Since we had visited Australia in 2003, we both still had our Outback clothes which also look a lot like safari clothes.  My ventilated straw hat trimmed with an aboriginal design was just perfect for Africa.  Midway through the trip both my new binoculars and my hat had disappeared.  I replaced the hat in Johannesburg, since you really need a broad brimmed hat that covers your eyes and your neck when you go out in the African sun. 

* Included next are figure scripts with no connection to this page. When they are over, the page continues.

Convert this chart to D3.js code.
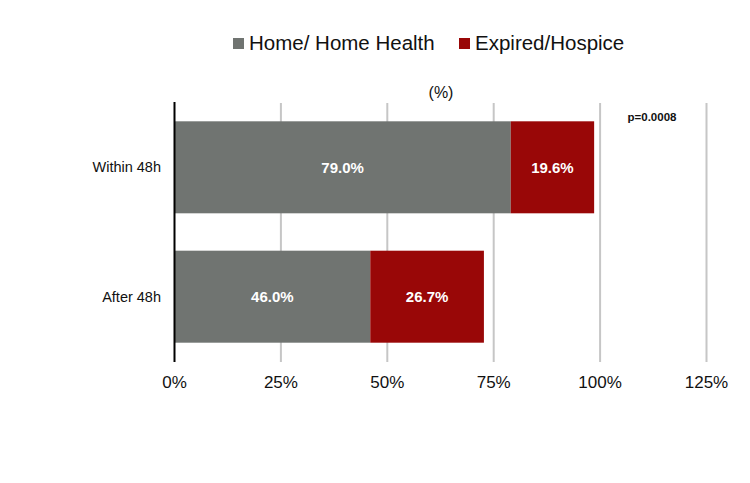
<!DOCTYPE html>
<html>
<head>
<meta charset="utf-8">
<script src="https://cdn.jsdelivr.net/npm/d3@7"></script>
<style>
  body { margin: 0; background: #fff; }
  text { font-family: "Liberation Sans", Arial, Helvetica, sans-serif; }
</style>
</head>
<body>
<div class="canvas"></div>
<script>
// data
const categories = ['Within 48h', 'After 48h']
const seriesNames = ['Home/ Home Health', 'Expired/Hospice']
const homeValues = [79.0, 46.0]
const expiredValues = [19.6, 26.7]
const xTicks = [0, 25, 50, 75, 100, 125]
const colors = ['#707471', '#990707']

const svg = d3.select('.canvas')
  .append('svg')
  .attr('width', 750)
  .attr('height', 483)

// scales
const x = d3.scaleLinear()
  .domain([0, 125])
  .range([174.5, 706.5])

const y = d3.scaleBand()
  .domain(categories)
  .range([103, 361])
  .paddingInner(0.289)
  .paddingOuter(0.1415)

// gridlines
svg.append('g')
  .selectAll('line')
  .data(xTicks.slice(1))
  .enter()
  .append('line')
  .attr('x1', d => x(d))
  .attr('x2', d => x(d))
  .attr('y1', 103)
  .attr('y2', 362)
  .attr('stroke', '#c6c6c6')
  .attr('stroke-width', 2)

// stacked bars
const stacked = categories.map((c, i) => ({ cat: c, vals: [homeValues[i], expiredValues[i]] }))
const rows = svg.append('g')
  .selectAll('g')
  .data(stacked)
  .enter()
  .append('g')

rows.each(function(d) {
  let start = 0
  d.vals.forEach((v, j) => {
    const g = d3.select(this)
    g.append('rect')
      .attr('x', x(start))
      .attr('y', y(d.cat))
      .attr('width', x(start + v) - x(start))
      .attr('height', y.bandwidth())
      .attr('fill', colors[j])
    g.append('text')
      .attr('x', (x(start) + x(start + v)) / 2)
      .attr('y', y(d.cat) + y.bandwidth() / 2)
      .attr('dy', '0.35em')
      .attr('text-anchor', 'middle')
      .attr('fill', 'white')
      .attr('font-weight', 'bold')
      .attr('font-size', 15)
      .text(v.toFixed(1) + '%')
    start += v
  })
})

// axis line
svg.append('line')
  .attr('x1', x(0))
  .attr('x2', x(0))
  .attr('y1', 102)
  .attr('y2', 362)
  .attr('stroke', '#000')
  .attr('stroke-width', 2)

// x tick labels
svg.append('g')
  .selectAll('text')
  .data(xTicks)
  .enter()
  .append('text')
  .attr('x', d => x(d))
  .attr('y', 388)
  .attr('text-anchor', 'middle')
  .attr('font-size', 17)
  .attr('fill', '#111')
  .text(d => d + '%')

// category labels
svg.append('g')
  .selectAll('text')
  .data(categories)
  .enter()
  .append('text')
  .attr('x', 161)
  .attr('y', d => y(d) + y.bandwidth() / 2)
  .attr('dy', '0.35em')
  .attr('text-anchor', 'end')
  .attr('font-size', 14.5)
  .attr('fill', '#111')
  .text(d => d)

// unit label
svg.append('text')
  .attr('x', 441)
  .attr('y', 98)
  .attr('text-anchor', 'middle')
  .attr('font-size', 16)
  .attr('fill', '#111')
  .text('(%)')

// p-value
svg.append('text')
  .attr('x', 652)
  .attr('y', 121)
  .attr('text-anchor', 'middle')
  .attr('font-size', 11.5)
  .attr('font-weight', 'bold')
  .attr('fill', '#111')
  .text('p=0.0008')

// legend
const legendX = [233, 459]
const legend = svg.append('g')
  .selectAll('g')
  .data(seriesNames)
  .enter()
  .append('g')
  .attr('transform', (d, i) => `translate(${legendX[i]}, 38)`)

legend.append('rect')
  .attr('width', 11)
  .attr('height', 11)
  .attr('fill', (d, i) => colors[i])

legend.append('text')
  .attr('x', 16)
  .attr('y', 12)
  .attr('font-size', 20.5)
  .attr('fill', '#111')
  .text(d => d)
</script>
</body>
</html>
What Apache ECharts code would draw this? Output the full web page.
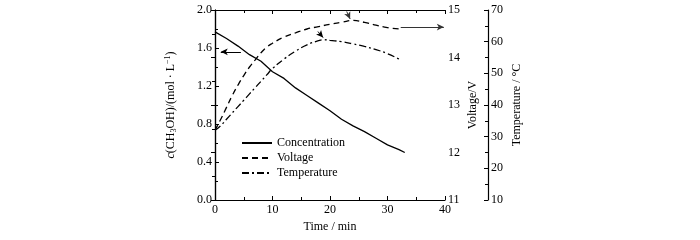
<!DOCTYPE html>
<html><head><meta charset="utf-8">
<script src="https://cdn.jsdelivr.net/npm/echarts@6/dist/echarts.min.js"></script>
<style>html,body{margin:0;padding:0;background:#fff}#c{width:700px;height:240px}</style>
</head><body><div id="c"></div>
<script>
const concTime = [0,2,4,6,8,10,12,14,16,18,20,22,24,26,28,30,32,33];
const concValues = [1.77,1.70,1.62,1.53,1.46,1.35,1.28,1.18,1.10,1.02,0.94,0.85,0.78,0.72,0.65,0.58,0.53,0.50];
const voltTime = [0,1,2,3,4,5,6,7,8,9,10,12,14,16,18,20,22,24,26,28,30,32];
const voltValues = [12.47,12.7,12.95,13.2,13.42,13.62,13.8,13.95,14.1,14.22,14.3,14.43,14.52,14.6,14.65,14.7,14.74,14.78,14.74,14.68,14.63,14.6];
const tempTime = [0,1,2,3,4,5,6,7,8,9,10,12,14,16,18,19,20,22,24,26,28,30,32];
const tempValues = [32,33.5,35.5,37.5,39.5,41.5,43.5,45.5,47.5,49.5,51.5,54.5,57,59,60.3,60.6,60.4,60,59.3,58.5,57.5,56.2,54.5];
const seriesNames = ['Concentration','Voltage','Temperature'];

const zip = (a,b) => a.map((t,i)=>[t,b[i]]);
const FONT = 'Liberation Serif';
const axLine = {show:true, lineStyle:{color:'#000', width:1.2}};
const lbl = {color:'#000', fontFamily:FONT, fontSize:12};
const arrowML = (pairs, color) => ({
  silent:true, animation:false, symbol:['none','arrow'], symbolSize:[5,7],
  label:{show:false}, lineStyle:{color:color||'#000', type:'solid', width:1},
  emphasis:{disabled:true},
  data: pairs.map(p=>[{coord:p[0]},{coord:p[1]}])
});

const chart = echarts.init(document.getElementById('c'), null, {renderer:'canvas'});
chart.setOption({
  animation:false,
  grid:{left:215, right:255, top:10, bottom:40},
  legend:{
    orient:'vertical', left:236, top:132, itemWidth:30, itemHeight:12, itemGap:3,
    itemStyle:{opacity:0},
    textStyle:{color:'#000', fontFamily:FONT, fontSize:12},
    data: seriesNames
  },
  xAxis:[
    {type:'value', min:0, max:40, interval:10, position:'bottom',
     axisLine:axLine, axisTick:{show:true, inside:true, length:4, lineStyle:{color:'#000'}},
     minorTick:{show:true, splitNumber:2, length:3, lineStyle:{color:'#000'}},
     splitLine:{show:false}, axisLabel:Object.assign({margin:4}, lbl),
     name:'Time / min', nameLocation:'middle', nameGap:17, nameTextStyle:lbl},
    {type:'value', min:0, max:40, interval:10, position:'top',
     axisLine:axLine, axisTick:{show:true, inside:true, length:4, lineStyle:{color:'#000'}},
     minorTick:{show:true, splitNumber:2, length:3, lineStyle:{color:'#000'}},
     splitLine:{show:false}, axisLabel:{show:false}}
  ],
  yAxis:[
    {type:'value', min:0, max:2, interval:0.4, position:'left',
     axisLine:axLine, axisTick:{show:true, inside:true, length:4, lineStyle:{color:'#000'}},
     minorTick:{show:true, splitNumber:2, length:3, lineStyle:{color:'#000'}},
     splitLine:{show:false},
     axisLabel:Object.assign({margin:3, formatter:v=>v.toFixed(1)}, lbl),
     name:'{i|c}(CH{s|3}OH)/(mol · L{u|−1})', nameLocation:'middle', nameGap:37,
     nameTextStyle:Object.assign({rich:{
        i:{fontFamily:FONT, fontSize:12, fontStyle:'italic', color:'#000'},
        s:{fontFamily:FONT, fontSize:8, verticalAlign:'bottom', padding:[6,0,0,0], color:'#000'},
        u:{fontFamily:FONT, fontSize:8, verticalAlign:'top', padding:[0,0,6,0], color:'#000'}
     }}, lbl)},
    {type:'value', min:11, max:15, interval:1, position:'right',
     axisLine:axLine, axisTick:{show:true, inside:true, length:4, lineStyle:{color:'#000'}},
     minorTick:{show:true, splitNumber:2, length:3, lineStyle:{color:'#000'}},
     splitLine:{show:false}, axisLabel:Object.assign({margin:3}, lbl),
     name:'Voltage/V', nameLocation:'middle', nameGap:22, nameTextStyle:lbl},
    {type:'value', min:10, max:70, interval:10, position:'right', offset:43,
     axisLine:axLine, axisTick:{show:true, inside:true, length:4, lineStyle:{color:'#000'}},
     minorTick:{show:true, splitNumber:2, length:3, lineStyle:{color:'#000'}},
     splitLine:{show:false}, axisLabel:Object.assign({margin:3}, lbl),
     name:'Temperature / °C', nameLocation:'middle', nameGap:23, nameTextStyle:lbl}
  ],
  series:[
    {name:seriesNames[0], type:'line', xAxisIndex:0, yAxisIndex:0, symbol:'none', smooth:false,
     lineStyle:{color:'#000', width:1.3, type:'solid'}, itemStyle:{color:'#000'},
     data:zip(concTime, concValues),
     markLine:arrowML([[[4.5,1.56],[1.0,1.56]]])},
    {name:seriesNames[1], type:'line', xAxisIndex:0, yAxisIndex:1, symbol:'none', smooth:true,
     lineStyle:{color:'#000', width:1.3, type:[6,4]}, itemStyle:{color:'#000'},
     data:zip(voltTime, voltValues),
     markLine:arrowML([[[32.3,14.64],[39.8,14.64]],[[22.9,14.97],[23.5,14.81]]], '#333')},
    {name:seriesNames[2], type:'line', xAxisIndex:0, yAxisIndex:2, symbol:'none', smooth:true,
     lineStyle:{color:'#000', width:1.3, type:[7,3,2,3]}, itemStyle:{color:'#000'},
     data:zip(tempTime, tempValues),
     markLine:arrowML([[[17.9,63.2],[18.8,61.3]]])}
  ]
});
</script></body></html>
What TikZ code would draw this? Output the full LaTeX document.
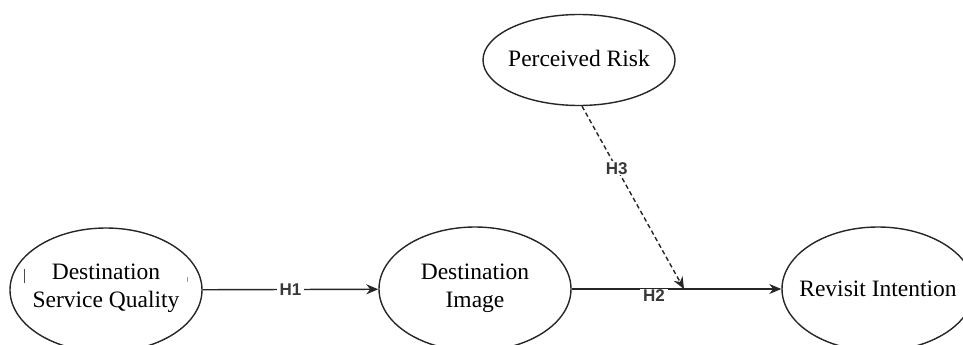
\documentclass[tikz,border=0pt]{standalone}
\usepackage{fontspec}
\setmainfont{Liberation Serif}
\newfontfamily\labfont{Liberation Sans}
\usetikzlibrary{shapes.geometric,arrows.meta}
\begin{document}
\begin{tikzpicture}[x=1pt,y=-1pt,
  construct/.style={draw=black!85,line width=1.4pt,ellipse,inner sep=0pt,
    minimum width=192pt,minimum height=124pt},
  smallconstruct/.style={construct,minimum height=91pt},
  ctext/.style={inner sep=0pt,align=center,
    font=\fontsize{23.5}{28}\selectfont,text=black},
  path/.style={draw=black!85,line width=1.4pt,-{Stealth[length=12pt,width=10pt]}},
  hlabel/.style={fill=white,inner xsep=3pt,inner ysep=1pt,text=black!78,
    font=\labfont\bfseries\fontsize{17}{17}\selectfont}]
\useasboundingbox (0,0) rectangle (963,345);
\node[construct] (dsq) at (106,290) {};
\node[construct] (di) at (475,289) {};
\node[construct] (ri) at (878,289) {};
\node[smallconstruct] (pr) at (579,60) {};
\node[ctext] (dsqt) at (106,288) {Destination\\Service Quality};
\node[ctext] (dit) at (475,288) {Destination\\Image};
\node[ctext] (rit) at (878,289) {Revisit Intention};
\node[ctext] (prt) at (579,58) {Perceived Risk};
\draw[black!70,line width=0.8pt] (24,269) -- (24,283);
\draw[black!40,line width=0.8pt] (187,277) -- (187,282);
\coordinate (m) at (684,289);
\draw[path] (dsq) -- node[hlabel] {H1} (di);
\draw[path] (di) -- (ri);
\node[hlabel] (h2) at (654,295.5) {H2};
\draw[path,dashed,dash pattern=on 4.5pt off 3pt] ([xshift=3pt]pr.south) -- node[hlabel,pos=0.34] {H3} (m);
\end{tikzpicture}
\end{document}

We both wanted to take our own pictures.   Sometimes we aren’t together when a photo opportunity presents itself and I am tired of only seeing me in his pictures.  And I like to take photos that can be put in the trip albums I create when we come home.  Some of our friends are computer-phobic so I send them a picture.  Don likes to use his new digital camera, but printing out the digital photos from the computer is time consuming and expensive.  In all on this trip, I used fifteen rolls of print film and Don took about six hundred digital shots.   All in all, we got many beautiful and inspiring scenery and wildlife shots as well as pictures of our traveling companions. 

But bad luck still pursued my possessions.  My reliable camera finally breathed its last breath in the middle of the Sabi Sabi safari and I have no photos from that point until I replaced it with a new smaller, lighter, and cheaper model in Johannesburg.